DATA LINES.
_ _ _ _ _ _ _
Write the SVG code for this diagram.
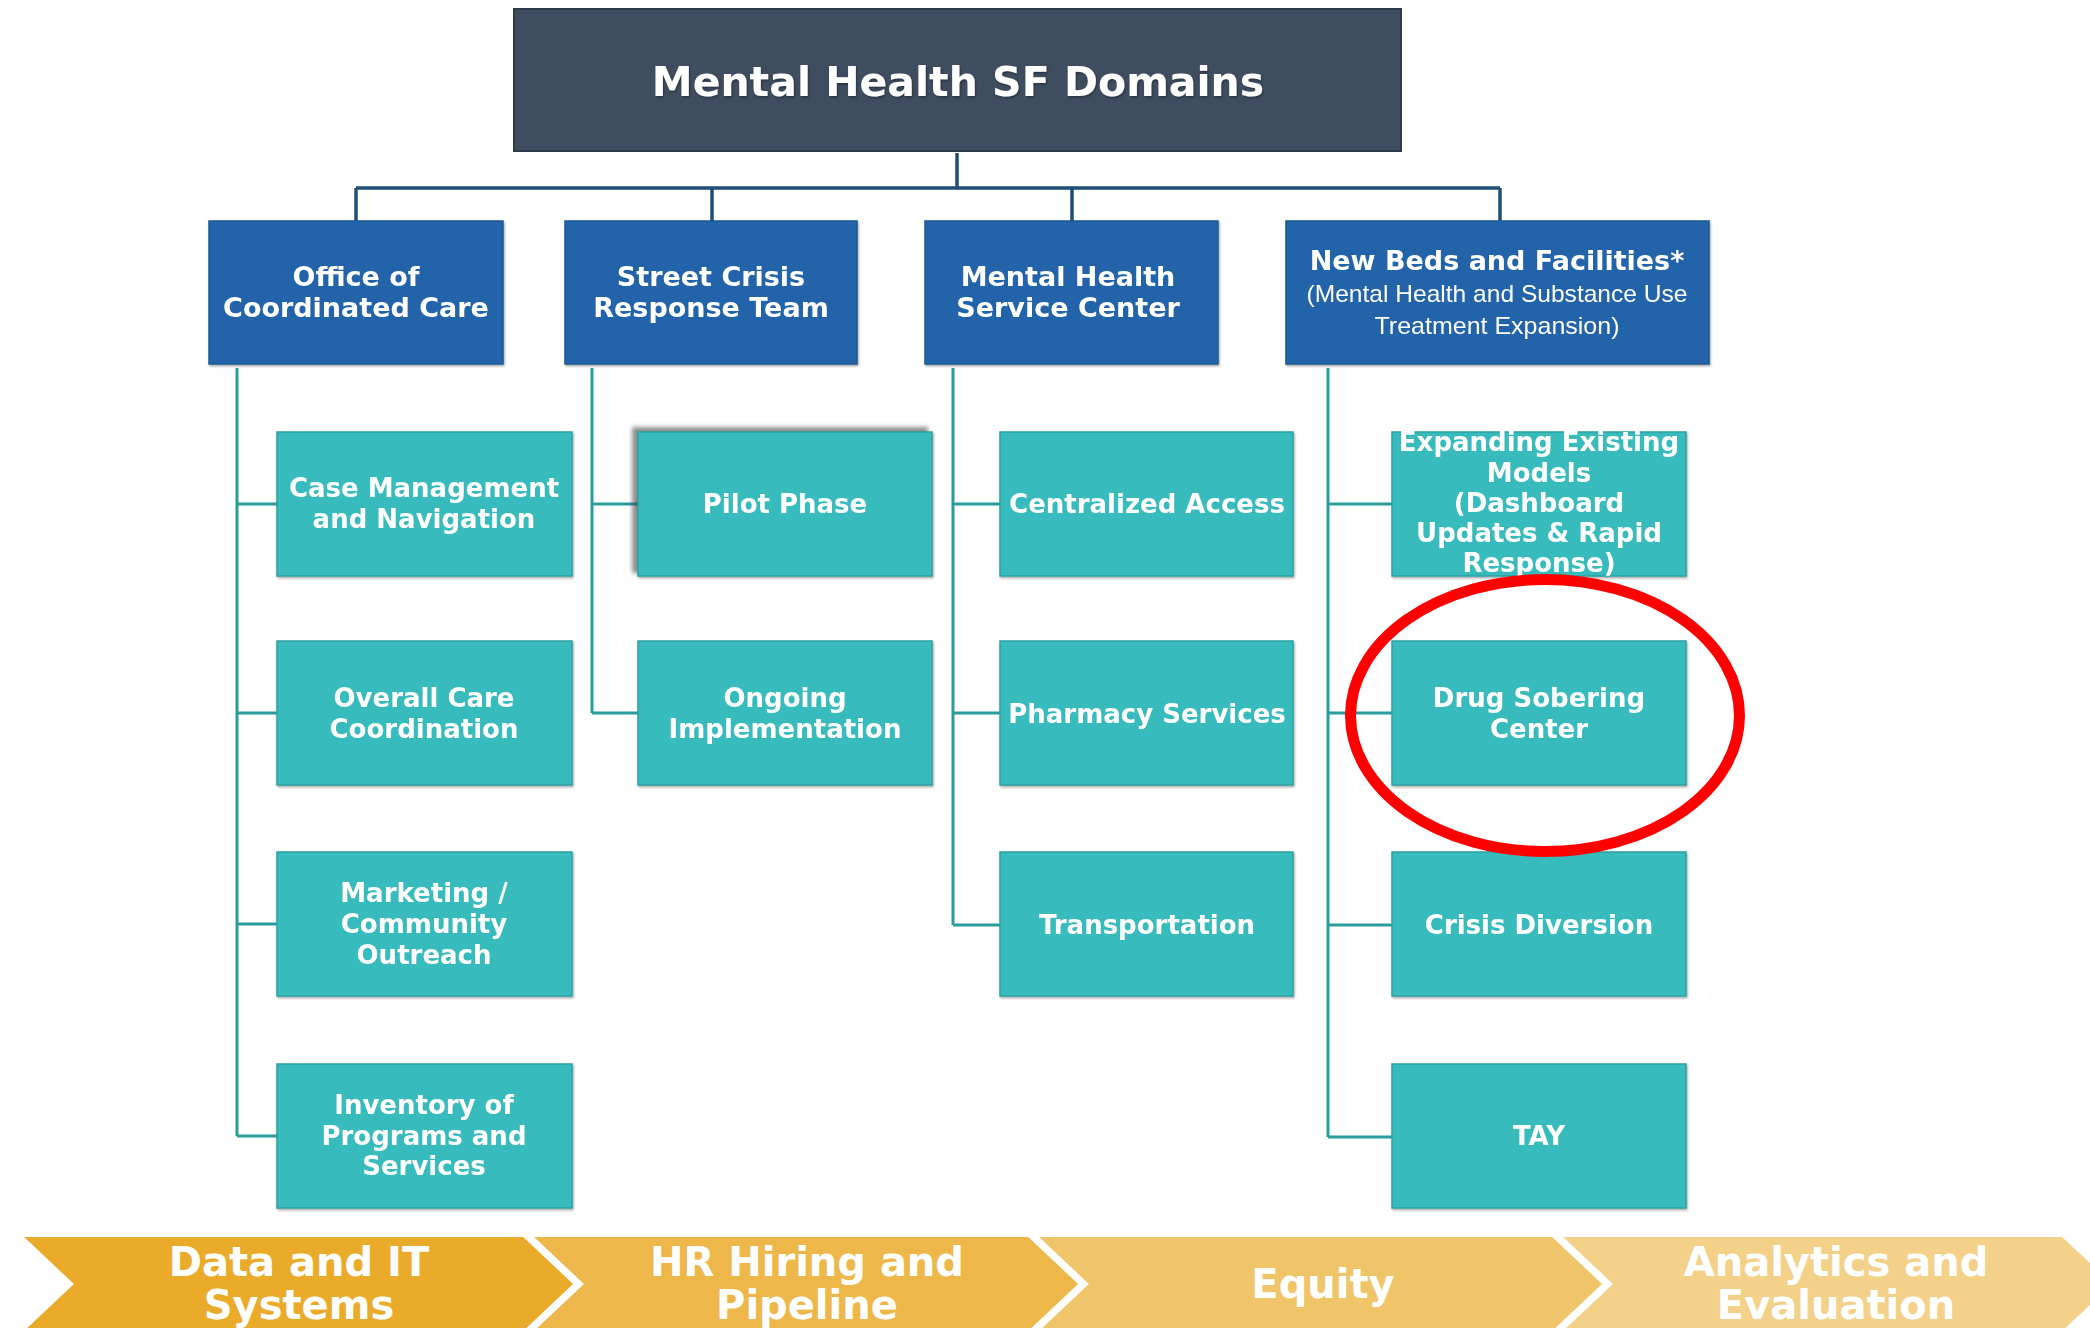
<svg xmlns="http://www.w3.org/2000/svg" width="2090" height="1328" viewBox="0 0 2090 1328">
<defs>
<style>
.tx{font-family:"DejaVu Sans",Verdana,sans-serif;font-weight:bold;fill:#ffffff;text-anchor:middle}
.t1{font-size:41px}
.t2{font-size:27px}
.t3{font-size:26px}
.tc{font-size:40px}
.sub{font-family:"Liberation Sans",Arial,sans-serif;font-size:24px;fill:#ffffff;text-anchor:middle}
.l2 rect{fill:#2064a9;stroke:#1b5893;stroke-width:1.5}
.l3 rect{fill:#38bbbc;stroke:#2da2a3;stroke-width:1.5}
.navy{stroke:#1f4e79;stroke-width:3.5;fill:none}
.teal{stroke:#2a9c9b;stroke-width:3;fill:none}
.chev{stroke:#ffffff;stroke-width:4}
</style>
<filter id="ts" x="-10%" y="-30%" width="120%" height="160%">
<feDropShadow dx="1" dy="1.5" stdDeviation="1" flood-color="#000000" flood-opacity="0.35"/>
</filter>
<filter id="bl" x="-10%" y="-10%" width="120%" height="120%">
<feGaussianBlur stdDeviation="2"/>
</filter>
</defs>
<rect width="2090" height="1328" fill="#ffffff"/>

<g id="connectors">
<path class="navy" d="M957 153V188M356 188H1500M356 188V221M712 188V221M1072 188V221M1500 188V221"/>
<path class="teal" d="M237 368V1136M237 504H277M237 713H277M237 924H277M237 1136H277"/>
<path class="teal" d="M592 368V713M592 504H638M592 713H638"/>
<path class="teal" d="M953 368V925M953 504H1000M953 713H1000M953 925H1000"/>
<path class="teal" d="M1328 368V1137M1328 504H1392M1328 713H1392M1328 925H1392M1328 1137H1392"/>
</g>

<g id="n-title">
<rect x="514" y="9" width="887" height="142" fill="#3e4d5f" stroke="#2c3845" stroke-width="2"/>
<text class="tx t1" x="958" y="96" filter="url(#ts)">Mental Health SF Domains</text>
</g>

<g class="l2" filter="url(#ts)">
<g id="n-occ"><rect x="209" y="221" width="294" height="143"/>
<text class="tx t2" x="356" y="286">Office of</text><text class="tx t2" x="356" y="317">Coordinated Care</text></g>
<g id="n-scrt"><rect x="565" y="221" width="292" height="143"/>
<text class="tx t2" x="711" y="286">Street Crisis</text><text class="tx t2" x="711" y="317">Response Team</text></g>
<g id="n-mhsc"><rect x="925" y="221" width="293" height="143"/>
<text class="tx t2" x="1068" y="286">Mental Health</text><text class="tx t2" x="1068" y="317">Service Center</text></g>
<g id="n-beds"><rect x="1286" y="221" width="423" height="143"/>
<text class="tx t2" x="1497" y="270">New Beds and Facilities*</text>
<text class="sub" x="1497" y="302" textLength="381" lengthAdjust="spacingAndGlyphs">(Mental Health and Substance Use</text>
<text class="sub" x="1497" y="334" textLength="245" lengthAdjust="spacingAndGlyphs">Treatment Expansion)</text></g>
</g>

<rect x="632" y="427" width="296" height="146" fill="#444" opacity="0.6" filter="url(#bl)"/>

<g class="l3" filter="url(#ts)">
<g id="n-case"><rect x="277" y="432" width="295" height="144"/>
<text class="tx t3" x="424" y="497">Case Management</text><text class="tx t3" x="424" y="528">and Navigation</text></g>
<g id="n-overall"><rect x="277" y="641" width="295" height="144"/>
<text class="tx t3" x="424" y="707">Overall  Care</text><text class="tx t3" x="424" y="738">Coordination</text></g>
<g id="n-marketing"><rect x="277" y="852" width="295" height="144"/>
<text class="tx t3" x="424" y="902">Marketing  /</text><text class="tx t3" x="424" y="933">Community</text><text class="tx t3" x="424" y="964">Outreach</text></g>
<g id="n-inventory"><rect x="277" y="1064" width="295" height="144"/>
<text class="tx t3" x="424" y="1114">Inventory of</text><text class="tx t3" x="424" y="1145">Programs and</text><text class="tx t3" x="424" y="1175">Services</text></g>

<g id="n-pilot"><rect x="638" y="432" width="294" height="144"/>
<text class="tx t3" x="785" y="513">Pilot  Phase</text></g>
<g id="n-ongoing"><rect x="638" y="641" width="294" height="144"/>
<text class="tx t3" x="785" y="707">Ongoing</text><text class="tx t3" x="785" y="738">Implementation</text></g>

<g id="n-central"><rect x="1000" y="432" width="293" height="144"/>
<text class="tx t3" x="1147" y="513">Centralized  Access</text></g>
<g id="n-pharmacy"><rect x="1000" y="641" width="293" height="144"/>
<text class="tx t3" x="1147" y="723">Pharmacy  Services</text></g>
<g id="n-transport"><rect x="1000" y="852" width="293" height="144"/>
<text class="tx t3" x="1147" y="934">Transportation</text></g>

<g id="n-expanding"><rect x="1392" y="432" width="294" height="144"/>
<text class="tx t3" x="1539" y="451">Expanding Existing</text><text class="tx t3" x="1539" y="482">Models</text><text class="tx t3" x="1539" y="512">(Dashboard</text><text class="tx t3" x="1539" y="542">Updates &amp; Rapid</text><text class="tx t3" x="1539" y="572">Response)</text></g>
<g id="n-drug"><rect x="1392" y="641" width="294" height="144"/>
<text class="tx t3" x="1539" y="707">Drug Sobering</text><text class="tx t3" x="1539" y="738">Center</text></g>
<g id="n-crisis"><rect x="1392" y="852" width="294" height="144"/>
<text class="tx t3" x="1539" y="934">Crisis Diversion</text></g>
<g id="n-tay"><rect x="1392" y="1064" width="294" height="144"/>
<text class="tx t3" x="1539" y="1145">TAY</text></g>
</g>

<g id="n-data"><polygon class="chev" fill="#ebab2a" points="19,1235 524,1235 576,1284 524,1333 19,1333 71,1284"/>
<text class="tx tc" x="299" y="1276">Data and IT</text><text class="tx tc" x="299" y="1319">Systems</text></g>
<g id="n-hr"><polygon class="chev" fill="#edb74a" points="529,1235 1029,1235 1081,1284 1029,1333 529,1333 581,1284"/>
<text class="tx tc" x="807" y="1276">HR Hiring and</text><text class="tx tc" x="807" y="1319">Pipeline</text></g>
<g id="n-equity"><polygon class="chev" fill="#f0c468" points="1034,1235 1553,1235 1605,1284 1553,1333 1034,1333 1086,1284"/>
<text class="tx tc" x="1323" y="1298">Equity</text></g>
<g id="n-analytics"><polygon class="chev" fill="#f3d189" points="1558,1235 2063,1235 2115,1284 2063,1333 1558,1333 1610,1284"/>
<text class="tx tc" x="1836" y="1276">Analytics and</text><text class="tx tc" x="1836" y="1319">Evaluation</text></g>

<ellipse id="highlight" cx="1545" cy="715.5" rx="194.5" ry="136" fill="none" stroke="#ff0000" stroke-width="11"/>
</svg>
_ _ _ _ _ _ _
JOB. Using the material above, return every line exactly as it appears, minus the pictures.

FULL SOLUTION.
Write the SVG code for this diagram.
<svg xmlns="http://www.w3.org/2000/svg" width="2090" height="1328" viewBox="0 0 2090 1328">
<defs>
<style>
.tx{font-family:"DejaVu Sans",Verdana,sans-serif;font-weight:bold;fill:#ffffff;text-anchor:middle}
.t1{font-size:41px}
.t2{font-size:27px}
.t3{font-size:26px}
.tc{font-size:40px}
.sub{font-family:"Liberation Sans",Arial,sans-serif;font-size:24px;fill:#ffffff;text-anchor:middle}
.l2 rect{fill:#2064a9;stroke:#1b5893;stroke-width:1.5}
.l3 rect{fill:#38bbbc;stroke:#2da2a3;stroke-width:1.5}
.navy{stroke:#1f4e79;stroke-width:3.5;fill:none}
.teal{stroke:#2a9c9b;stroke-width:3;fill:none}
.chev{stroke:#ffffff;stroke-width:4}
</style>
<filter id="ts" x="-10%" y="-30%" width="120%" height="160%">
<feDropShadow dx="1" dy="1.5" stdDeviation="1" flood-color="#000000" flood-opacity="0.35"/>
</filter>
<filter id="bl" x="-10%" y="-10%" width="120%" height="120%">
<feGaussianBlur stdDeviation="2"/>
</filter>
</defs>
<rect width="2090" height="1328" fill="#ffffff"/>

<g id="connectors">
<path class="navy" d="M957 153V188M356 188H1500M356 188V221M712 188V221M1072 188V221M1500 188V221"/>
<path class="teal" d="M237 368V1136M237 504H277M237 713H277M237 924H277M237 1136H277"/>
<path class="teal" d="M592 368V713M592 504H638M592 713H638"/>
<path class="teal" d="M953 368V925M953 504H1000M953 713H1000M953 925H1000"/>
<path class="teal" d="M1328 368V1137M1328 504H1392M1328 713H1392M1328 925H1392M1328 1137H1392"/>
</g>

<g id="n-title">
<rect x="514" y="9" width="887" height="142" fill="#3e4d5f" stroke="#2c3845" stroke-width="2"/>
<text class="tx t1" x="958" y="96" filter="url(#ts)">Mental Health SF Domains</text>
</g>

<g class="l2" filter="url(#ts)">
<g id="n-occ"><rect x="209" y="221" width="294" height="143"/>
<text class="tx t2" x="356" y="286">Office of</text><text class="tx t2" x="356" y="317">Coordinated Care</text></g>
<g id="n-scrt"><rect x="565" y="221" width="292" height="143"/>
<text class="tx t2" x="711" y="286">Street Crisis</text><text class="tx t2" x="711" y="317">Response Team</text></g>
<g id="n-mhsc"><rect x="925" y="221" width="293" height="143"/>
<text class="tx t2" x="1068" y="286">Mental Health</text><text class="tx t2" x="1068" y="317">Service Center</text></g>
<g id="n-beds"><rect x="1286" y="221" width="423" height="143"/>
<text class="tx t2" x="1497" y="270">New Beds and Facilities*</text>
<text class="sub" x="1497" y="302" textLength="381" lengthAdjust="spacingAndGlyphs">(Mental Health and Substance Use</text>
<text class="sub" x="1497" y="334" textLength="245" lengthAdjust="spacingAndGlyphs">Treatment Expansion)</text></g>
</g>

<rect x="632" y="427" width="296" height="146" fill="#444" opacity="0.6" filter="url(#bl)"/>

<g class="l3" filter="url(#ts)">
<g id="n-case"><rect x="277" y="432" width="295" height="144"/>
<text class="tx t3" x="424" y="497">Case Management</text><text class="tx t3" x="424" y="528">and Navigation</text></g>
<g id="n-overall"><rect x="277" y="641" width="295" height="144"/>
<text class="tx t3" x="424" y="707">Overall  Care</text><text class="tx t3" x="424" y="738">Coordination</text></g>
<g id="n-marketing"><rect x="277" y="852" width="295" height="144"/>
<text class="tx t3" x="424" y="902">Marketing  /</text><text class="tx t3" x="424" y="933">Community</text><text class="tx t3" x="424" y="964">Outreach</text></g>
<g id="n-inventory"><rect x="277" y="1064" width="295" height="144"/>
<text class="tx t3" x="424" y="1114">Inventory of</text><text class="tx t3" x="424" y="1145">Programs and</text><text class="tx t3" x="424" y="1175">Services</text></g>

<g id="n-pilot"><rect x="638" y="432" width="294" height="144"/>
<text class="tx t3" x="785" y="513">Pilot  Phase</text></g>
<g id="n-ongoing"><rect x="638" y="641" width="294" height="144"/>
<text class="tx t3" x="785" y="707">Ongoing</text><text class="tx t3" x="785" y="738">Implementation</text></g>

<g id="n-central"><rect x="1000" y="432" width="293" height="144"/>
<text class="tx t3" x="1147" y="513">Centralized  Access</text></g>
<g id="n-pharmacy"><rect x="1000" y="641" width="293" height="144"/>
<text class="tx t3" x="1147" y="723">Pharmacy  Services</text></g>
<g id="n-transport"><rect x="1000" y="852" width="293" height="144"/>
<text class="tx t3" x="1147" y="934">Transportation</text></g>

<g id="n-expanding"><rect x="1392" y="432" width="294" height="144"/>
<text class="tx t3" x="1539" y="451">Expanding Existing</text><text class="tx t3" x="1539" y="482">Models</text><text class="tx t3" x="1539" y="512">(Dashboard</text><text class="tx t3" x="1539" y="542">Updates &amp; Rapid</text><text class="tx t3" x="1539" y="572">Response)</text></g>
<g id="n-drug"><rect x="1392" y="641" width="294" height="144"/>
<text class="tx t3" x="1539" y="707">Drug Sobering</text><text class="tx t3" x="1539" y="738">Center</text></g>
<g id="n-crisis"><rect x="1392" y="852" width="294" height="144"/>
<text class="tx t3" x="1539" y="934">Crisis Diversion</text></g>
<g id="n-tay"><rect x="1392" y="1064" width="294" height="144"/>
<text class="tx t3" x="1539" y="1145">TAY</text></g>
</g>

<g id="n-data"><polygon class="chev" fill="#ebab2a" points="19,1235 524,1235 576,1284 524,1333 19,1333 71,1284"/>
<text class="tx tc" x="299" y="1276">Data and IT</text><text class="tx tc" x="299" y="1319">Systems</text></g>
<g id="n-hr"><polygon class="chev" fill="#edb74a" points="529,1235 1029,1235 1081,1284 1029,1333 529,1333 581,1284"/>
<text class="tx tc" x="807" y="1276">HR Hiring and</text><text class="tx tc" x="807" y="1319">Pipeline</text></g>
<g id="n-equity"><polygon class="chev" fill="#f0c468" points="1034,1235 1553,1235 1605,1284 1553,1333 1034,1333 1086,1284"/>
<text class="tx tc" x="1323" y="1298">Equity</text></g>
<g id="n-analytics"><polygon class="chev" fill="#f3d189" points="1558,1235 2063,1235 2115,1284 2063,1333 1558,1333 1610,1284"/>
<text class="tx tc" x="1836" y="1276">Analytics and</text><text class="tx tc" x="1836" y="1319">Evaluation</text></g>

<ellipse id="highlight" cx="1545" cy="715.5" rx="194.5" ry="136" fill="none" stroke="#ff0000" stroke-width="11"/>
</svg>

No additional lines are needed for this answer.